Vorschläge für die Praxis
Und ganz zuletzt möchte ich noch ein paar sehr konkrete Hinweise für die Praxis geben, vielleicht auch als eine Art Zusammenfassung:
- Versuche den Kindern zu vermitteln, was ein Segen ist und was er den Leuten bedeuten kann, denen ihr beim Sternsingen begegnet.
- Eine Möglichkeit dazu ist, mit den Kindern gemeinsam zu überlegen, was für sie „gute Wünsche“ sind: Gesundheit, viele Freund/innen, nette Nachbar/innen, ...
- Mache die Kinder darauf aufmerksam, dass jeder eurer Besuche für die Besuchten einmalig ist. Für die Kinder mag es so sein, dass sie Dutzende oder vielleicht auch Hunderte Haushalte besuchen. Für die Besuchten gibt es die Sternsinger/innen jährlich nur einmal an ihrer Türe. Daher wäre es gut, wenn dieser Besuch auch stimmig abläuft und der Segen erfahrbar wird.
- Als Übung vor dem Sternsingen könntest du anregen, dass ihr euch gegenseitig segnet. Dazu muss allerdings die Atmosphäre passen. Vielleicht könnt ihr in eine Kapelle oder einen Meditationsraum eurer Pfarre gehen. Ihr könnt es zuerst mit einem stillen Segen probieren: Eine/r legt dem/der anderen die Hand auf die rechte Schulter; ihr steht dabei im Kreis und denkt euch Gutes für die anderen.

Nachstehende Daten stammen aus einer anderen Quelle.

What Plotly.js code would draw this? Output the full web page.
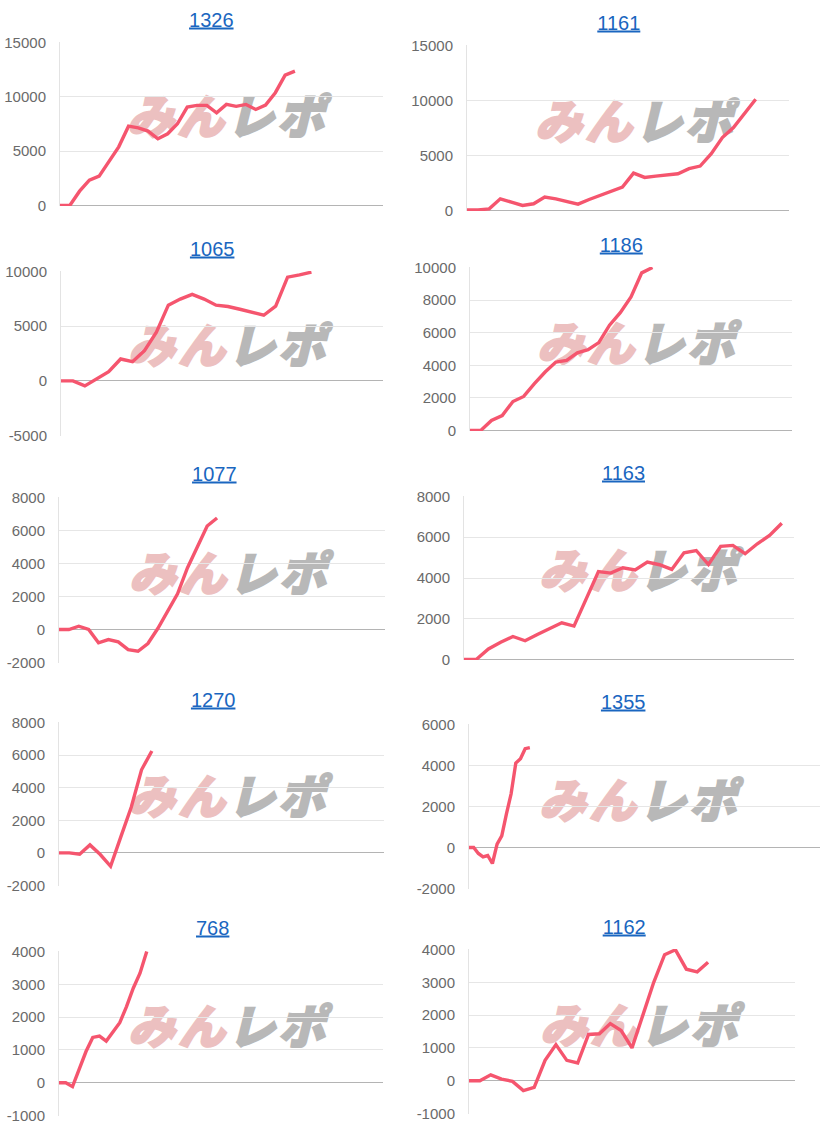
<!DOCTYPE html>
<html>
<head>
<meta charset="utf-8">
<script src="https://cdn.plot.ly/plotly-3.0.1.min.js"></script>
<style>
  html, body { margin:0; padding:0; background:#fff; width:820px; height:1130px; overflow:hidden; }
  .panel { position:absolute; }
  .title { position:absolute; transform:translate(-50%,-50%); font-family:"Liberation Sans", Arial, sans-serif; font-size:20px; color:#1a66c0; text-decoration:underline; white-space:nowrap; }
  .wm { position:absolute; transform:translate(-50%,-50%) skewX(-14deg); font-family:"Noto Sans CJK JP", sans-serif; font-weight:900; font-size:47px; letter-spacing:3px; white-space:nowrap; line-height:1; }
  .wm .a { color:#ecc0c0; -webkit-text-stroke:2px #ecc0c0; }
  .wm .b { color:#b8b8b8; -webkit-text-stroke:2px #b8b8b8; }
</style>
</head>
<body>
<script>
// ---- data ----
const titles = ["1326", "1161", "1065", "1186", "1077", "1163", "1270", "1355", "768", "1162"];

const s1326 = [0, 0, 1320, 2330, 2700, 4080, 5400, 7300, 7150, 6850, 6140, 6600, 7520, 9050, 9210, 9210, 8530, 9300, 9120, 9300, 8840, 9240, 10380, 12000, 12370];
const s1161 = [60, 60, 150, 1060, 760, 460, 610, 1220, 1060, 820, 580, 1000, 1370, 1730, 2130, 3400, 3010, 3130, 3250, 3340, 3800, 4040, 5170, 6630, 7540, 8880, 10120];
const s1065 = [0, 0, -460, 150, 830, 2000, 1750, 2770, 4460, 6920, 7480, 7910, 7480, 6920, 6800, 6550, 6310, 6000, 6830, 9480, 9690, 9940];
const s1186 = [0, 0, 615, 920, 1780, 2090, 2870, 3590, 4200, 4300, 4760, 4960, 5390, 6460, 7230, 8200, 9670, 10000];
const s1077 = [0, 0, 200, 0, -810, -610, -750, -1220, -1320, -850, 60, 1120, 2160, 3730, 5050, 6270, 6760];
const s1163 = [0, 0, 520, 850, 1130, 920, 1230, 1500, 1800, 1640, 2980, 4320, 4240, 4500, 4400, 4780, 4650, 4420, 5240, 5350, 4660, 5550, 5600, 5190, 5680, 6090, 6690];
const s1270 = [0, 0, -80, 490, -100, -820, 1000, 2800, 5100, 6250];
const s1355 = [0, 0, -290, -460, -390, -780, 160, 570, 1640, 2620, 4120, 4330, 4820, 4870];
const s768  = [0, 0, -120, 390, 950, 1380, 1420, 1270, 1560, 1830, 2320, 2880, 3340, 4000];
const s1162 = [0, 0, 180, 50, -20, -300, -200, 620, 1100, 620, 540, 1410, 1430, 1740, 1530, 1000, 2000, 3000, 3840, 3990, 3400, 3320, 3610];

const series = [s1326, s1161, s1065, s1186, s1077, s1163, s1270, s1355, s768, s1162];

// x slots per chart (axis length)
const xSlots = [33, 29, 27, 30, 33, 27, 31.5, 75, 48, 30];

// y tick values / labels per chart
const yTicks = [
  [0, 5000, 10000, 15000],
  [0, 5000, 10000, 15000],
  [-5000, 0, 5000, 10000],
  [0, 2000, 4000, 6000, 8000, 10000],
  [-2000, 0, 2000, 4000, 6000, 8000],
  [0, 2000, 4000, 6000, 8000],
  [-2000, 0, 2000, 4000, 6000, 8000],
  [-2000, 0, 2000, 4000, 6000],
  [-1000, 0, 1000, 2000, 3000, 4000],
  [-1000, 0, 1000, 2000, 3000, 4000]
];
const yTickText = yTicks.map(a => a.map(v => String(v)));

// ---- layout geometry (pixels) ----
// [plotLeft, plotRight, plotTop, plotBottom, titleX, titleY, wmX, wmY]
const geom = [
  [59.5, 382, 42.3, 205, 211.3, 19.7, 232, 113],
  [467.3, 789, 45.7, 210.7, 618.8, 23.3, 640, 118],
  [60.7, 382.7, 271.7, 435.7, 212.2, 249, 233, 342],
  [470, 791.7, 267.3, 430.7, 621.3, 245, 642, 340],
  [59.3, 385, 497, 661.7, 214.3, 474, 234, 570],
  [464.3, 794, 496, 659, 623.5, 473.3, 644, 567],
  [58.7, 384, 722.3, 885.7, 213.2, 700, 233, 793],
  [468.7, 820, 724.3, 888.3, 623.2, 702.3, 644, 797],
  [58.7, 383, 951.7, 1115.7, 212.7, 928.3, 233, 1023],
  [469.3, 795, 949, 1112.7, 624.2, 926.7, 645, 1022]
];

const LINE = "#f5556e";
const ML = 60, MR = 4, MT = 12, MB = 12;

series.forEach((ys, i) => {
  const [x0, x1, t0, b0, tx, ty, wx, wy] = geom[i];

  const wm = document.createElement("div");
  wm.className = "wm";
  wm.style.left = wx + "px";
  wm.style.top = wy + "px";
  wm.innerHTML = '<span class="a">みん</span><span class="b">レポ</span>';
  document.body.appendChild(wm);

  const tv = yTicks[i];
  const lo = tv[0], hi = tv[tv.length - 1];
  const span = hi - lo;
  const eps = span * 0.003;
  const pxPerUnit = (b0 - t0) / span;
  const padPx = eps * pxPerUnit;

  const d = document.createElement("div");
  d.className = "panel";
  d.style.left = (x0 - ML) + "px";
  d.style.top = (t0 - padPx - MT) + "px";
  const w = (x1 - x0) + ML + MR, h = (b0 - t0) + 2 * padPx + MT + MB;
  d.style.width = w + "px";
  d.style.height = h + "px";
  document.body.appendChild(d);

  const title = document.createElement("a");
  title.className = "title";
  title.href = "#";
  title.textContent = titles[i];
  title.style.left = tx + "px";
  title.style.top = ty + "px";
  document.body.appendChild(title);

  Plotly.newPlot(d, [{
    x: ys.map((_, k) => k),
    y: ys,
    type: "scatter",
    mode: "lines",
    line: { color: LINE, width: 3.4, shape: "linear" },
    hoverinfo: "skip",
    cliponaxis: true
  }], {
    width: w, height: h,
    margin: { l: ML, r: MR, t: MT, b: MB },
    paper_bgcolor: "rgba(0,0,0,0)",
    plot_bgcolor: "rgba(0,0,0,0)",
    showlegend: false,
    xaxis: { range: [0, xSlots[i]], showgrid: false, zeroline: false, showline: false, showticklabels: false, ticks: "", fixedrange: true },
    yaxis: {
      range: [lo - eps, hi + eps],
      tickvals: tv, ticktext: yTickText[i],
      showgrid: true, gridcolor: "#e6e6e6", gridwidth: 1,
      zeroline: true, zerolinecolor: "#b4b4b4", zerolinewidth: 1,
      showline: true, linecolor: "#e3e3e3", linewidth: 1,
      ticks: "", ticklabelstandoff: 10,
      tickfont: { family: "Liberation Sans, Arial, sans-serif", size: 15, color: "#6a6a6a" },
      fixedrange: true
    }
  }, { staticPlot: true, displayModeBar: false });
});
</script>
</body>
</html>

Dann wiederholt ihr das einzeln: Jede/r geht durch den Raum und legt immer nur einer Person die Hand auf; oder macht ihr ein Kreuz auf die Stirn, das alles schweigend. Für Geübtere ist es möglich, diese Segen auch auszusprechen. Formeln können dabei helfen („Jesus schaut auf dich.“, „Gott segne dich.“), sie können aber auch Distanz schaffen. Zuletzt könntet ihr ein Segenslied singen, wie es in den diversen Liedermappen ja viele gibt. Intensiver wird die Segenserfahrung bei einem solchen Lied, wenn an einer Stelle alle ihre Arme zum Segen erheben und damit die ganze Runde segnen.
Und zuallerletzt:
Der gute Vater im Himmel segne eure Wege als Sternsinger/innen!